# Making magical tomes



## Bascombe (May 18, 2010)

Friends, I took a long hiatus from this site because of a rude comment. When I first got here I posted a picture of a pirate codex I had made. One of you asked for a tutorial. I have finally done a tutorial. I was asked by the state high school drama teachers association to do a hands on demonstration of prop creation at their annual convention.

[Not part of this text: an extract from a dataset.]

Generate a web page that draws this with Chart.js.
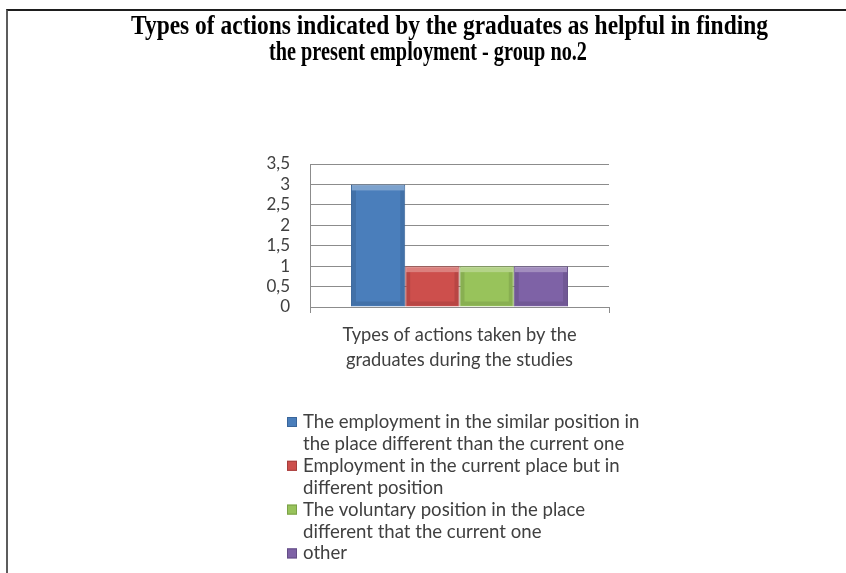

I chose to do magical books and took photos and have now posted them and a how to on my blog. Here it is. I hope you enjoy.

Basc.

http://proprageous.blogspot.com/2013/03/magical-tomes-part-i.html


----------



## weaz (Sep 11, 2010)

Those are very neat. I am working on a moving bookshelf and may use some of your tps for aging the books. Thx


----------



## Headless (Sep 4, 2011)

Great tutorial - thank you - and please don't let one stupid comment ruin the experience. This forum is such an amazing place for inspiration.


----------



## Jack Mac (Nov 28, 2012)

That is a very detailed tutorial. Your magical tomes look fantastic. Thank you so much for sharing your techniques.


----------



## craigfly06 (May 11, 2012)

I guess it is my goofy computer, or internet but I hit the link and Iget a search engine. I know it it me because others have seen it. Is there another way to see it?? I would love to look at it. PS dont let anybody get you down man, it isnt worth it at all.


----------



## RoxyBlue (Oct 6, 2008)

The web site in the first post had "http" twice in it, which is why the link wouldn't work. Try this:

http://proprageous.blogspot.com/2013/03/magical-tomes-part-i.html

Those are some gorgeous tomes, Bascombe!


----------



## Joiseygal (Sep 3, 2008)

They are so good that they look like you bought it at a store. Amazing! Thanks so much for the tutorial. Very cool!


----------



## Palmdale Haunter (Mar 3, 2012)

Very nice work!


----------



## Pumpkin5 (Aug 8, 2010)

:jol:Those books look so fantastic! They are really works of art, and thank you for sharing the process...I have been needing a goodlooking spellbook for my "Witch Scene" this year. Very detailed tutorial.


----------



## Dr. Maniaco (Sep 7, 2012)

Awesome!!


----------



## spinwitch (Jun 14, 2009)

Thanks for coming back, and for the tutorial. *Please* don't let the odd comment keep you away. One of the things I love about haunt forum is that in general people are very nice to each other (maybe we take it out on the people we're scaring). Other forums--sheesh. I've seen people getting into name-calling flame wars about the exact colors in a Dr. Who scarf!


----------



## Bascombe (May 18, 2010)

Here's another book I just blogged about last night. I made this for a production of The Tempest. Little bit different than the other tutorial.

http://proprageous.blogspot.com/2013/04/the-green-man-book.html


----------



## weaz (Sep 11, 2010)

WOW. so cool. you definitely have a talent with these.


----------